[Given entries]
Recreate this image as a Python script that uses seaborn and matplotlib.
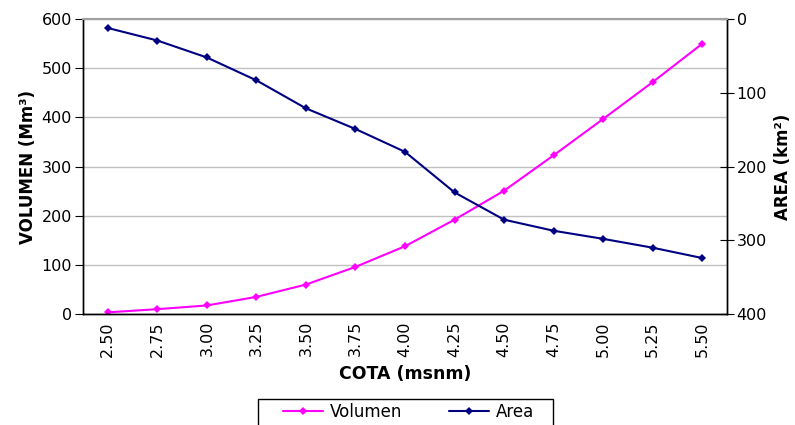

---

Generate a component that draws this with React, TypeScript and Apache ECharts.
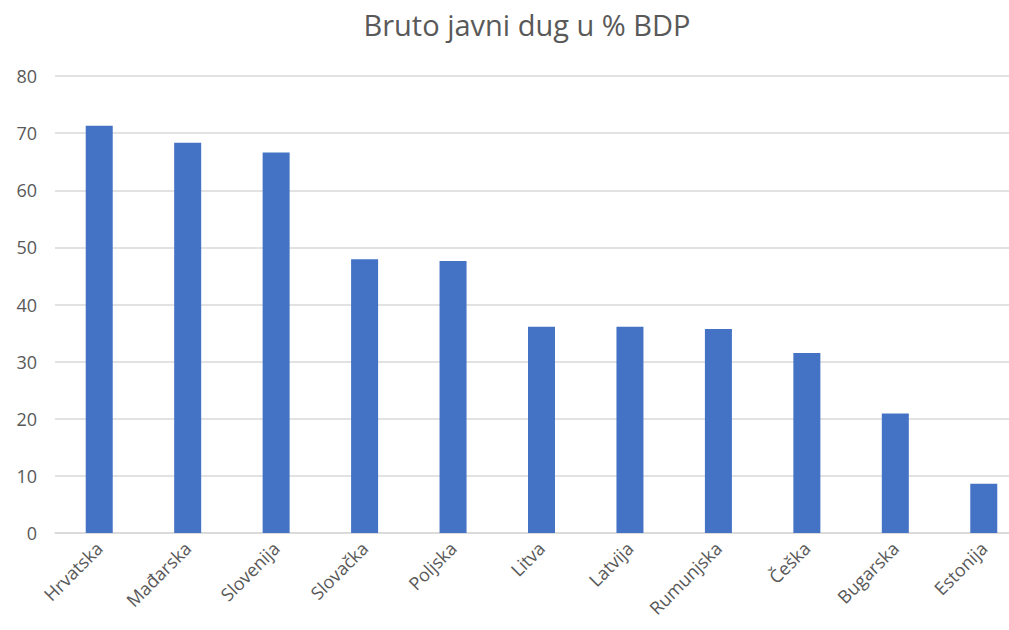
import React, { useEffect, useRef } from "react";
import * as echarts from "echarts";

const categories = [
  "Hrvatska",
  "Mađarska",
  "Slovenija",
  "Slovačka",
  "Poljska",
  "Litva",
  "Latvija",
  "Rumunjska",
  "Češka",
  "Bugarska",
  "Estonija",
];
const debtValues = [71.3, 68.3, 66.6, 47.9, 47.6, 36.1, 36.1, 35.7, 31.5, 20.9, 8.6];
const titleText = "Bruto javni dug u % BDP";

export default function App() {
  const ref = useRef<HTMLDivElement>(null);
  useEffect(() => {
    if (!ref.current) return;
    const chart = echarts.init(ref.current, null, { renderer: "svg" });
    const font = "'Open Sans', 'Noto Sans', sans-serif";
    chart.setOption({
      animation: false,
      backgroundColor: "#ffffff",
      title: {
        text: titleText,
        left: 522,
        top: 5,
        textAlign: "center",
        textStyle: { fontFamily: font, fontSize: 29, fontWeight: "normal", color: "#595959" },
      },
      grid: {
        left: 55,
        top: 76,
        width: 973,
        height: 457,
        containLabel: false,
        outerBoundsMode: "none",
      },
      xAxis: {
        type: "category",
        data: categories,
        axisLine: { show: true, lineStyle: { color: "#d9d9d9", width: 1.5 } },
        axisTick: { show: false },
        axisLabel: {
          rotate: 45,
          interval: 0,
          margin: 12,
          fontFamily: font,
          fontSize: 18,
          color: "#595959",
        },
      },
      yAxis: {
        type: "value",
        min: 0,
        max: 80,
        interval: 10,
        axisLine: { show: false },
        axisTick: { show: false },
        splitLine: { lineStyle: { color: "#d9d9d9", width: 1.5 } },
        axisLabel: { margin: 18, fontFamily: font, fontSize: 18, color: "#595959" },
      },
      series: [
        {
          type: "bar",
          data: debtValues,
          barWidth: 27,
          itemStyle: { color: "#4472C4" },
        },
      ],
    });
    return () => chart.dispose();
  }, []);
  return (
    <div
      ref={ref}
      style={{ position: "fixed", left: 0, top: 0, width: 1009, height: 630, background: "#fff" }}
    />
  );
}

--

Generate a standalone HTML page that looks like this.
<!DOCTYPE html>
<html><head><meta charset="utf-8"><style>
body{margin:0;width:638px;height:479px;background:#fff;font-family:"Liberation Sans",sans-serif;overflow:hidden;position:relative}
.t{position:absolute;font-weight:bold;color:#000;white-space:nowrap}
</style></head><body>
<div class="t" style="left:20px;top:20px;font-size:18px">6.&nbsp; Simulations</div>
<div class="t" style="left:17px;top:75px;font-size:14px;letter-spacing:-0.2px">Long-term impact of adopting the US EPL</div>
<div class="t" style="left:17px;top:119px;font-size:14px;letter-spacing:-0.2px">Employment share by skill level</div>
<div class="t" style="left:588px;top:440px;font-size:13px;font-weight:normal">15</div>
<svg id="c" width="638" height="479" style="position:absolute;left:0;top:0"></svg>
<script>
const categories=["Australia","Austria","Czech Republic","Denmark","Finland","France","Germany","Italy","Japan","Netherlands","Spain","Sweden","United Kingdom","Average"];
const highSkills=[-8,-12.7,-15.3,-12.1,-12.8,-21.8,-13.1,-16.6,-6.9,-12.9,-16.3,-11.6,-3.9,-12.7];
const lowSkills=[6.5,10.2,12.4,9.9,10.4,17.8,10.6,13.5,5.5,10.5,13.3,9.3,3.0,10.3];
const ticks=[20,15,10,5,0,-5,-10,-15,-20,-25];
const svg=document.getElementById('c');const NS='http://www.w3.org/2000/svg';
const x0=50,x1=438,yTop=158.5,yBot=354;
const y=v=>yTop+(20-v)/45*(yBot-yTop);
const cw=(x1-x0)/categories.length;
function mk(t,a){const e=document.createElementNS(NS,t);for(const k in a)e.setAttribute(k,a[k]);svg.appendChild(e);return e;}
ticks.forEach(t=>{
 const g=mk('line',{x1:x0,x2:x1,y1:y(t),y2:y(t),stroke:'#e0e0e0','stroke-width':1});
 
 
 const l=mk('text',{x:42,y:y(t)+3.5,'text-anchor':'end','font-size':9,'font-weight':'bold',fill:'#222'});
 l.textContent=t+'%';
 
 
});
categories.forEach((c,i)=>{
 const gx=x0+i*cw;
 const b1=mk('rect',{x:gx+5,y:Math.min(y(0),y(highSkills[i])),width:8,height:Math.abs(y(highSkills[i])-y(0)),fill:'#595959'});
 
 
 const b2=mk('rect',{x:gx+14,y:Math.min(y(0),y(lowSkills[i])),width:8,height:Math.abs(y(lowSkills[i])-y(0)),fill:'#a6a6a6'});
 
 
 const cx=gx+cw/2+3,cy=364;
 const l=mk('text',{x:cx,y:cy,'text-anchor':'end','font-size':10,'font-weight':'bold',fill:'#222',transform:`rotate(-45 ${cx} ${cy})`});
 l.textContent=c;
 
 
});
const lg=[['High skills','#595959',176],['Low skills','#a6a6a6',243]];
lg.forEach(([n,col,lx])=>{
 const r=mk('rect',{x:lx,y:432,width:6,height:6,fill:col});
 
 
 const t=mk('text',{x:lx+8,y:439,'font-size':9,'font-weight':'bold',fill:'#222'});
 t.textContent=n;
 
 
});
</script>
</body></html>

[Stated task]
Show each line of the data that contains the string "Generate".

[Full output]
Generate a component that draws this with React, TypeScript and Apache ECharts.
Generate a standalone HTML page that looks like this.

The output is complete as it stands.